=== DATA SECTION ===

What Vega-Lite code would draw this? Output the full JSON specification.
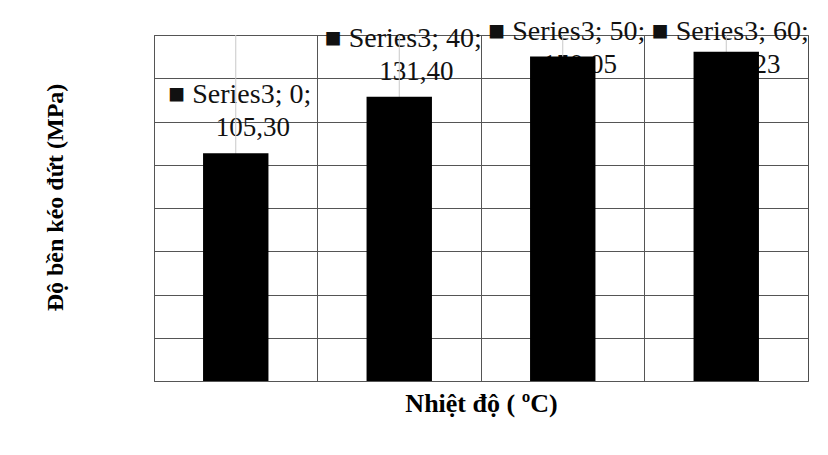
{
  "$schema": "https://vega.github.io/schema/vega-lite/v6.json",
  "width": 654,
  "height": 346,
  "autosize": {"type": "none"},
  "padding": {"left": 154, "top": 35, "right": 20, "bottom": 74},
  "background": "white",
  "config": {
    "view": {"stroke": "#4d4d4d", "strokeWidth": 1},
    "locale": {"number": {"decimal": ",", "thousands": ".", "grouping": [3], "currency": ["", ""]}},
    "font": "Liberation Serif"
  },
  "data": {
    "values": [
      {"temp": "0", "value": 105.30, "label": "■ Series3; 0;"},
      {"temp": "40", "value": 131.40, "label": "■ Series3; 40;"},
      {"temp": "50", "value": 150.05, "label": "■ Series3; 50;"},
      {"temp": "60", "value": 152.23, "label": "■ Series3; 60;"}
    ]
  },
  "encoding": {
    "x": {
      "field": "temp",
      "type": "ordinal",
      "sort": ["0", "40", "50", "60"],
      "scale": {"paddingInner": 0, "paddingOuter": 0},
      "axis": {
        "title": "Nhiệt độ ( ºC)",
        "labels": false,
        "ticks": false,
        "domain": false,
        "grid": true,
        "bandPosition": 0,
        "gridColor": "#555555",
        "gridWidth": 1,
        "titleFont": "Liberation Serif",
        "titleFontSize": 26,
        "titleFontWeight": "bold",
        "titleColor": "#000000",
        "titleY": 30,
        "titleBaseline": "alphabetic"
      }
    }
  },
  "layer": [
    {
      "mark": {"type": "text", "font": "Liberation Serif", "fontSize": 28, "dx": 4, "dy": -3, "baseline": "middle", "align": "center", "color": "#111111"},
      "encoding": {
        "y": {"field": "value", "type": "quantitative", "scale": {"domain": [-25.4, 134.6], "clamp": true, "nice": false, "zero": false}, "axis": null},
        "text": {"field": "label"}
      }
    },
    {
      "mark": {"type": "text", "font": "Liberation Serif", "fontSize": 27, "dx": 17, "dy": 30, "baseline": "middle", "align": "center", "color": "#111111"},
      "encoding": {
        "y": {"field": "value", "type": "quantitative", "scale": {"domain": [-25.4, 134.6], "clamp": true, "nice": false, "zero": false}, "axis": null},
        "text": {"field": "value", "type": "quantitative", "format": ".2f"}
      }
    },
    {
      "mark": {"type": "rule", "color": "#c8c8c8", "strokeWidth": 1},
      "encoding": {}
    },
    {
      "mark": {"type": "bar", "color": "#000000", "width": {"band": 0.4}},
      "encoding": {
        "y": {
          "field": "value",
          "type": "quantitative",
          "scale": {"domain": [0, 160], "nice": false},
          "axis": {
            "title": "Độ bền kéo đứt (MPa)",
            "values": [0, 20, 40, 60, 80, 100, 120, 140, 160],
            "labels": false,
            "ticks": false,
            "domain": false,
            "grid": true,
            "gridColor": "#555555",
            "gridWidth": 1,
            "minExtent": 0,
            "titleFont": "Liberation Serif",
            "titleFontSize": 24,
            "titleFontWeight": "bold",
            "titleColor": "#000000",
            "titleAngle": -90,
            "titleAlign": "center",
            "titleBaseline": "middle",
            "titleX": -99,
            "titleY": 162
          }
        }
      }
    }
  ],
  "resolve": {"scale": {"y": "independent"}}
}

===
=== DATA SECTION ===

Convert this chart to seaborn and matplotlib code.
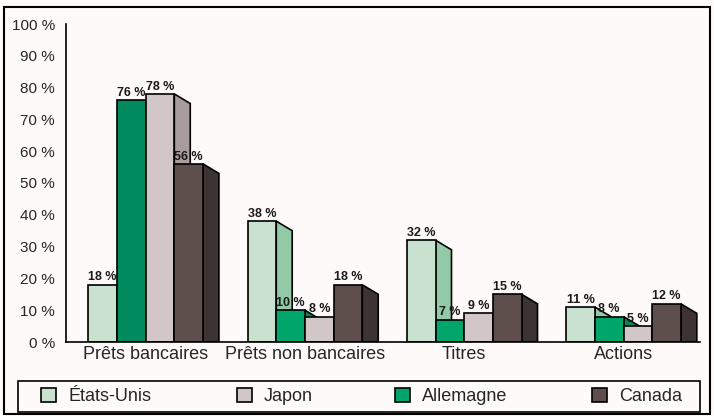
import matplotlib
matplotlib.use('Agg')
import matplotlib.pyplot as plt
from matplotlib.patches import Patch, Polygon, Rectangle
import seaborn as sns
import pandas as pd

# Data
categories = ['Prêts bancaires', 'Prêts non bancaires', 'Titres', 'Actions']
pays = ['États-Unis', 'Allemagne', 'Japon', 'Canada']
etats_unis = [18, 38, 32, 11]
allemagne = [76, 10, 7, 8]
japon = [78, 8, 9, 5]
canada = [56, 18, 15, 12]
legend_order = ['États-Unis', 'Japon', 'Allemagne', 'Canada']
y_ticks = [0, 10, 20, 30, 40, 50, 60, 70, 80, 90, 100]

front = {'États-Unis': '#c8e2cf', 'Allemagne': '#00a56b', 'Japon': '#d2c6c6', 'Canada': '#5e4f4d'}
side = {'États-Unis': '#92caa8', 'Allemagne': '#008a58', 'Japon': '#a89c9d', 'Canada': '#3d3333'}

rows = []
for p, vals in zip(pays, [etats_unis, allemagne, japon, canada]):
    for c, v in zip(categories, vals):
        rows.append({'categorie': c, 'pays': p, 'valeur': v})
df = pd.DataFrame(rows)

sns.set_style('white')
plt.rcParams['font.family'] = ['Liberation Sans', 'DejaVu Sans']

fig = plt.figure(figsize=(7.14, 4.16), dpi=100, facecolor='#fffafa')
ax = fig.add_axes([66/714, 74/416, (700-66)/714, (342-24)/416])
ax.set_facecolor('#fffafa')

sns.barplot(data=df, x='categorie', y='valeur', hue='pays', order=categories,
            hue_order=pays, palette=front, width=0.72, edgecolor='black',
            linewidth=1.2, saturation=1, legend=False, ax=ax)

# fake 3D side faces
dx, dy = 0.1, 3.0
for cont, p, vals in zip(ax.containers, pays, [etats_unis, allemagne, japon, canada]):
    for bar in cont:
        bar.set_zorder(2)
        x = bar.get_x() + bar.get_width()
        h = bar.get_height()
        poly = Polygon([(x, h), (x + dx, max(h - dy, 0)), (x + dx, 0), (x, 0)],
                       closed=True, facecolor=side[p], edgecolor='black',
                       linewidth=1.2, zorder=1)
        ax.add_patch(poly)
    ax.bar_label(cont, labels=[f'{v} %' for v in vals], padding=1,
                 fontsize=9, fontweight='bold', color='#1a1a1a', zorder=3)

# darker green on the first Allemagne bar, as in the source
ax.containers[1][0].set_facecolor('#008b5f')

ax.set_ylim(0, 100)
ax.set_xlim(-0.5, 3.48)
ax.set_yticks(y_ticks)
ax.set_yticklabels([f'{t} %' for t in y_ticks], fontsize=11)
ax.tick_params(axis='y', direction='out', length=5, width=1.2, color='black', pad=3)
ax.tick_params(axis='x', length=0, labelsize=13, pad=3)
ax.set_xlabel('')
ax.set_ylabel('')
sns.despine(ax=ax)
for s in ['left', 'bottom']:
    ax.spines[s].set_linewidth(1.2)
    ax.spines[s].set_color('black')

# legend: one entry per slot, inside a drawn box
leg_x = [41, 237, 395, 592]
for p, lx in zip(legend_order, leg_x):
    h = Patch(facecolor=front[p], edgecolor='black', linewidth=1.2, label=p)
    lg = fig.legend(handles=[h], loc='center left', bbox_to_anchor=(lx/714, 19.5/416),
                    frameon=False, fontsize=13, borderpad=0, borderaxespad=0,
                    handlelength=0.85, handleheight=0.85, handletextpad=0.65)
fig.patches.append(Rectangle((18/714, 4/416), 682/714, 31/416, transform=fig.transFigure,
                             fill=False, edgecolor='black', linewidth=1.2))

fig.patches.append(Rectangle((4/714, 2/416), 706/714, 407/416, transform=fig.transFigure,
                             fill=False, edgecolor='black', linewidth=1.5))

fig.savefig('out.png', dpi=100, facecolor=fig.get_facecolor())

===

▸ **YOUR TASK**
Reproduce only the lines running from the one that has "Convert this chart" through the one that has "fontsize=9, fontweight='bold', color='#1a1a1a', zorder=3)", ends included. Any pictures in that stretch should not be copied.

▸ **THE RESULT**
Convert this chart to seaborn and matplotlib code.
import matplotlib
matplotlib.use('Agg')
import matplotlib.pyplot as plt
from matplotlib.patches import Patch, Polygon, Rectangle
import seaborn as sns
import pandas as pd

# Data
categories = ['Prêts bancaires', 'Prêts non bancaires', 'Titres', 'Actions']
pays = ['États-Unis', 'Allemagne', 'Japon', 'Canada']
etats_unis = [18, 38, 32, 11]
allemagne = [76, 10, 7, 8]
japon = [78, 8, 9, 5]
canada = [56, 18, 15, 12]
legend_order = ['États-Unis', 'Japon', 'Allemagne', 'Canada']
y_ticks = [0, 10, 20, 30, 40, 50, 60, 70, 80, 90, 100]

front = {'États-Unis': '#c8e2cf', 'Allemagne': '#00a56b', 'Japon': '#d2c6c6', 'Canada': '#5e4f4d'}
side = {'États-Unis': '#92caa8', 'Allemagne': '#008a58', 'Japon': '#a89c9d', 'Canada': '#3d3333'}

rows = []
for p, vals in zip(pays, [etats_unis, allemagne, japon, canada]):
    for c, v in zip(categories, vals):
        rows.append({'categorie': c, 'pays': p, 'valeur': v})
df = pd.DataFrame(rows)

sns.set_style('white')
plt.rcParams['font.family'] = ['Liberation Sans', 'DejaVu Sans']

fig = plt.figure(figsize=(7.14, 4.16), dpi=100, facecolor='#fffafa')
ax = fig.add_axes([66/714, 74/416, (700-66)/714, (342-24)/416])
ax.set_facecolor('#fffafa')

sns.barplot(data=df, x='categorie', y='valeur', hue='pays', order=categories,
            hue_order=pays, palette=front, width=0.72, edgecolor='black',
            linewidth=1.2, saturation=1, legend=False, ax=ax)

# fake 3D side faces
dx, dy = 0.1, 3.0
for cont, p, vals in zip(ax.containers, pays, [etats_unis, allemagne, japon, canada]):
    for bar in cont:
        bar.set_zorder(2)
        x = bar.get_x() + bar.get_width()
        h = bar.get_height()
        poly = Polygon([(x, h), (x + dx, max(h - dy, 0)), (x + dx, 0), (x, 0)],
                       closed=True, facecolor=side[p], edgecolor='black',
                       linewidth=1.2, zorder=1)
        ax.add_patch(poly)
    ax.bar_label(cont, labels=[f'{v} %' for v in vals], padding=1,
                 fontsize=9, fontweight='bold', color='#1a1a1a', zorder=3)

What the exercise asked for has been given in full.